Physical Layer (1): Converts information into bits represented as signals (electrical, optical, or radio) for transmission over the physical medium. Maria's request leaves her laptop as electrical signals through her router.
Data Transmission Path
Maria's flight status request now travels through the network following a specific path:
Source Device: The request originates from Maria's laptop in New York and passes down through all layers of the protocol stack, with each layer adding its header information. By the time it leaves her device, the original data has been transformed into bits within a frame.
LAN Infrastructure: The frame travels from Maria's laptop to her home's Wi-Fi router, which forwards it based on MAC addresses.
Router: The router strips the frame to access the packet, examines the IP addresses, determines the best route, and forwards it toward Tokyo Airlines' servers.
Internet/WAN: The packet traverses multiple routers across different networks spanning continents, with each router making independent forwarding decisions to move Maria's request closer to its destination in Japan.
Destination Network: Upon reaching Tokyo Airlines' network, the packet is delivered to the appropriate server based on routing information.
Destination Device: The frame arrives at the airline's web server, which processes it upward through the protocol stack, removing each layer's header.

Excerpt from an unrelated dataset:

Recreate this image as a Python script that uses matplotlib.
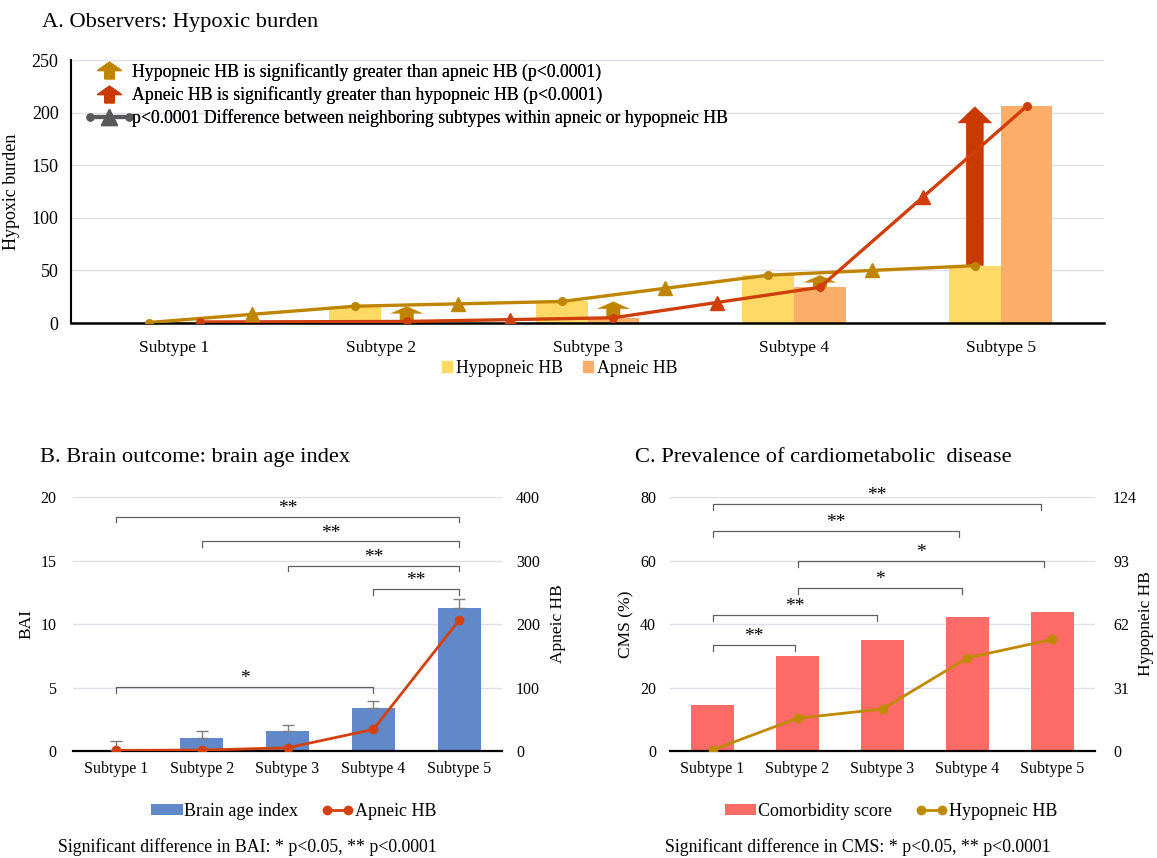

The process reverses:
- Frame → Packet → Segment → Data
The original flight status request reaches the web application, which queries its database and prepares a response showing that flight JL123 is "On Time."
The response then follows the same process in reverse, beginning at the application layer of the airline's server and working down through encapsulation, across the internet, and up through the protocol layers of Maria's laptop, until finally, her browser displays "Flight JL123: On Time" on her screen.
This process occurs bidirectionally, allowing for request-response communication between systems. At each step, the networking devices operate only at their relevant layers: switches primarily at Layer 2, routers at Layer 3, and end devices across all layers.